Charanga Forever The original members of the group were all formerly in Charanga Habanera and the early parts of their careers are covered in great depth in our now completed section on the four albums of the original Charanga Habanera: Love Fever, Hey You Loca, Pa' Que Se Entere La Habana and Tremendo Delirio. The story of the breakup and the early years of Charanga Forever is covered in the article "Charanga Habanera: The Breakup and Beyond".

On September 14, 1998, less than two months after being left with only a singer and a soundman, David Calzado y su Charanga Habanera were back on the stage of La Tropical and once again among the elite of Timba. One of Duarte's first contributions was the song "Charanguero Mayor" which, along with a never-released gem called "Confianza", was the last song that Michel Maza sang with Charanga Habanera. A radio demo recording was a big hit in Havana, but by the time the group recorded it for the album of the same, Maza was long gone. He left the group in late '98. In the version that was finally recorded, Michel's part is split up between no less than five singers, including the multi-talented timbalero Yulién. Maza was replaced by Dantes "Riki Ricón" Cardosa and this was the group that recorded "Charanguero Mayor", the subject of our next in-depth musical analysis. This album was also released in Peru as "El Baile del Azúcar". The tracks are in a different order and some have different titles, but all the recordings are the same with the exception of an additional live descarga called "El Baile del Azúcar".

The band continued to develop new material, but Tirso Duarte left the band in January of 200, before they recorded again. Osmani Collado now doubles on synth and sax and Helder Rojas has taken over on piano. Tirso's singing duties are now handled by new member Leonid Torres. The 2001 release, which includes a significant amount of Duarte material, is called "Tiene de Cuba, Tiene Mela'o" in Cuba and "Chan Chan Charanga" in the US.

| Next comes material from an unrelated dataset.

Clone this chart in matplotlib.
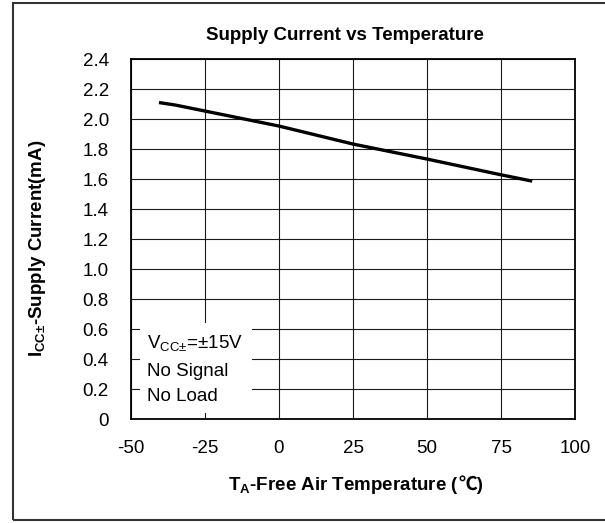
import matplotlib
matplotlib.use('Agg')
import matplotlib.pyplot as plt
from matplotlib.patches import Rectangle

# values
temperature = [-40, -35, -25, -10, 0, 25, 50, 75, 85]
supply_current = [2.11, 2.095, 2.055, 1.995, 1.955, 1.835, 1.735, 1.63, 1.59]

x_ticks = [-50, -25, 0, 25, 50, 75, 100]
y_ticks = [0, 0.2, 0.4, 0.6, 0.8, 1.0, 1.2, 1.4, 1.6, 1.8, 2.0, 2.2, 2.4]
y_tick_labels = ['0', '0.2', '0.4', '0.6', '0.8', '1.0', '1.2', '1.4', '1.6',
                 '1.8', '2.0', '2.2', '2.4']

note_lines = ['V$_{CC±}$=±15V', 'No Signal', 'No Load']

plt.rcParams['font.family'] = ['Liberation Sans', 'DejaVu Sans']
plt.rcParams['mathtext.default'] = 'regular'
plt.rcParams['axes.unicode_minus'] = False

W, H = 605, 523
FS = 13.5

fig = plt.figure(figsize=(W / 100, H / 100), dpi=100)


def fx(x):
    return x / W


def fy(y):
    return 1 - y / H


ax = fig.add_axes([fx(131), fy(419.3), 444 / W, 360 / H])
ax.plot(temperature, supply_current, color='black', lw=2.4, zorder=3)
ax.set_xlim(-50, 100)
ax.set_ylim(0, 2.4)
ax.set_xticks(x_ticks)
ax.set_yticks(y_ticks)
ax.set_yticklabels(y_tick_labels)
ax.tick_params(length=0, labelsize=FS)
ax.tick_params(axis='x', pad=15)
ax.tick_params(axis='y', pad=16)
ax.set_axisbelow(True)
ax.grid(True, color='#1a1a1a', lw=0.8)
for s in ax.spines.values():
    s.set_linewidth(1.3)
    s.set_color('black')

# white box behind the conditions note
ax.add_patch(Rectangle((-46.96, 0.042), 37.76, 0.6, facecolor='white',
                       edgecolor='none', zorder=1))
for line, yb in zip(note_lines, [0.473, 0.289, 0.124]):
    ax.text(-44.7, yb, line, fontsize=FS, va='baseline', ha='left', zorder=4)

fig.text(fx(345), fy(40), 'Supply Current vs Temperature', fontsize=FS,
         fontweight='bold', ha='center', va='baseline')

fig.text(fx(42), fy(248.5), 'I$_{CC±}$-Supply Current(mA)', fontsize=FS,
         fontweight='bold', rotation=90, rotation_mode='anchor',
         ha='center', va='baseline')

renderer = fig.canvas.get_renderer()
t1 = fig.text(fx(228), fy(490), 'T$_{A}$-Free Air Temperature (', fontsize=FS,
              fontweight='bold', ha='left', va='baseline')
bb = t1.get_window_extent(renderer)
fig.text(bb.x1 / W, fy(490), '℃)', fontsize=FS, fontweight='bold',
         family=['Liberation Sans', 'Noto Sans CJK SC'], ha='left', va='baseline')

# outer frame
fig.add_artist(Rectangle((fx(12.5), fy(520)), fx(610) - fx(12.5), fy(3) - fy(520),
                         transform=fig.transFigure, fill=False,
                         edgecolor='#333333', lw=1.5))

fig.savefig('out.png', dpi=100)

Having gotten all the way to 2002 with Charanga Habanera, we now return to the summer of 1998 to find out what happened to the original charangueros. They were able to start playing almost instantly. They needed only a new name, "Charanga Forever", and a singer, Armando Cantero, to replace Michel.

And so, ironically, the first Charanga Forever was formed from the musicians of the second Charanga Habanera, while the second Charanga Forever was in fact nearly a complete reunion of the original Charanga Habanera that recorded Pa' Que Se Entere La Habana.

"La Charanga que tú conoces, la que siempre te sofocó", JC González, Pedro Pablo, Sombrilla, Michel, Polledo, Manolito, Vitico & Co., were back in business and they corded a short, but brilliant album for a French label that included the astounding "Somos la Charanga" which turns out to have been composed by none other than Juan Formell! In fact, on the French release, the track is listed as "Dice Formell". It also contained a great early Limonta song called "El Avión" which the original Charanga Habanera played live but had never recorded, as well as the great "La Menor" and other tracks.